Hubs and I made a last minute decision to have dinner at Joe’s on Tuesday – which the restaurant calls ‘Burger Tuesday’. Known for their burgers, on Tuesday you can get any burger with one topping, chips and a drink (including house wine!) for only £10. Knowing a veggie burger with blue cheese and mushrooms, a side of chips and a glass of red could easily cost me £20 on another night, this is a great deal! Joe’s makes amazing veggie burgers. They have a fantastic flavour and consistency, come on a rustic bun, and I can’t fault them at all. I crave these on occasion. Burger Tuesday is obviously proving popular, however, because we showed up at 8:15pm with no booking and had to wait 20 minutes for a table. But it was well worth the wait!

Lemon Basil Orzo, Roasted Cauliflower, Sauteed Broccoli and Snap Peas, and Salmon

Lemon Basil Orzo, Roasted Cauliflower, Sauteed Broccoli and Snap Peas, and Salmon

Lemon Basil Orzo, Roasted Cauliflower, Sauteed Broccoli and Snap Peas, and Salmon

I made this whole meal in 20 minutes. And it was amazing. Start by chopping all of the veg and preheating the oven to medium high. Spray the cauliflower with olive oil spray, sprinkle with salt and roast on a baking pan for 20 minutes or so, giving it a shake once or twice.

Meanwhile, boil the orzo in a pot of boiling water. With 4 minutes left on the timer, add a large handful of frozen peas. Add one additional minute to the cook time as the peas will temporarily stop the boiling. When done, squeeze the juice of a half or whole lemon, sprinkle with salt, and add some torn basil leaves.

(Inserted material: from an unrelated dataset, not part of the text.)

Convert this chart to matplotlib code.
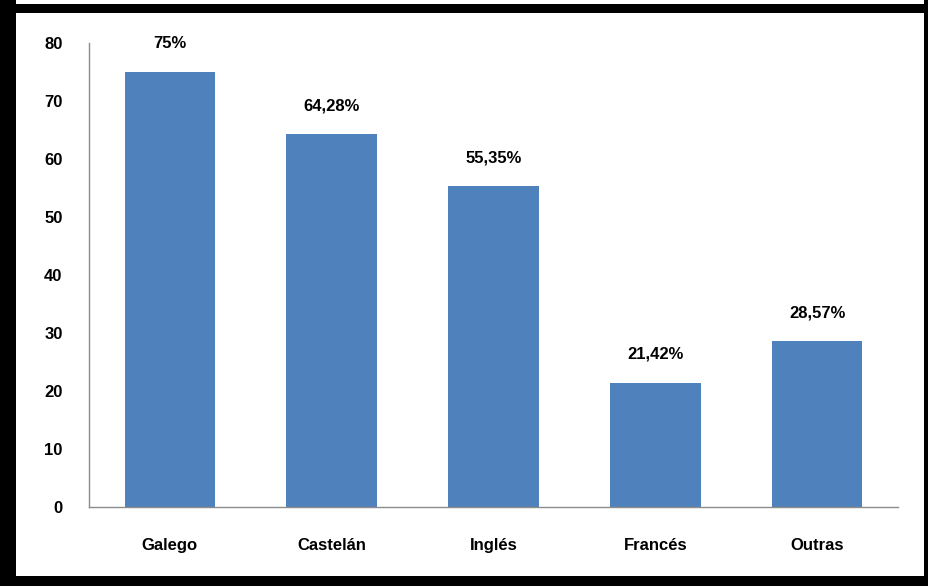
import matplotlib
matplotlib.use("Agg")
import matplotlib.pyplot as plt
from matplotlib.patches import Rectangle

linguas = ['Galego', 'Castelán', 'Inglés', 'Francés', 'Outras']
valores = [75, 64.28, 55.35, 21.42, 28.57]
etiquetas = ['75%', '64,28%', '55,35%', '21,42%', '28,57%']
yticks = [0, 10, 20, 30, 40, 50, 60, 70, 80]

plt.rcParams['font.family'] = ['Liberation Sans', 'DejaVu Sans']

fig = plt.figure(figsize=(9.29, 5.86), dpi=100)
ax = fig.add_axes([89 / 929, 79 / 586, 809 / 929, 464 / 586])

x = range(len(linguas))
bars = ax.bar(x, valores, width=0.56, color='#4F81BD')

for b, lab in zip(bars, etiquetas):
    ax.annotate(lab, (b.get_x() + b.get_width() / 2, b.get_height()),
                xytext=(0, 15), textcoords='offset points',
                ha='center', va='bottom', fontsize=12, fontweight='bold')

ax.set_xlim(-0.5, len(linguas) - 0.5)
ax.set_ylim(0, 80)
ax.set_yticks(yticks)
ax.set_xticks(list(x))
ax.set_xticklabels(linguas)
for t in ax.get_xticklabels() + ax.get_yticklabels():
    t.set_fontweight('bold')
    t.set_fontsize(12)
ax.tick_params(axis='x', length=0, pad=22)
ax.tick_params(axis='y', length=0, pad=19)

for s in ['top', 'right']:
    ax.spines[s].set_visible(False)
for s in ['left', 'bottom']:
    ax.spines[s].set_color('#8c8c8c')
    ax.spines[s].set_linewidth(1)

# marco negro arredor
W, H = 929, 586
for (x0, y0, w, h) in [(0, 0, 16, H), (0, H - 13, W, 9), (W - 5, 0, 5, H), (0, 0, W, 10)]:
    fig.patches.append(Rectangle((x0 / W, y0 / H), w / W, h / H, transform=fig.transFigure,
                                 facecolor='black', edgecolor='none', zorder=10))

fig.savefig('out.png', dpi=100)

While the orzo is cooking, sautee the broccoli and snap peas in a little olive oil and garlic. Squeeze a bit of lemon juice and sprinkle with salt. Cook until still crunchy but bright green and set aside. In the same pan, heat a little more olive oil and pay fry the salmon. Again, season with salt and lemon juice.

I microwaved the greens for 30 seconds before serving to get them hot again.

Yoo Moo Strawbswirlmoo

Yoo Moo Strawbswirlmoo

For dessert, I tried yoo moo strawbswirlmoo frozen yogurt. I’m one of those crazy people who doesn’t really like ice cream, but I was in the mood for something sweet and I had bought a couple of these at Sainsbury’s recently because I liked the packaging. The tubs feel like they are empty – the frozen yogurt is light as air. It has a mellow, mild taste, which I liked – no fake overly-strawberry taste. The consistency was really nice too: fluffy and light, with dried strawberry pieces on top for texture. I liked this a lot and can’t wait until Sainsbury’s start stocking the other flavours too!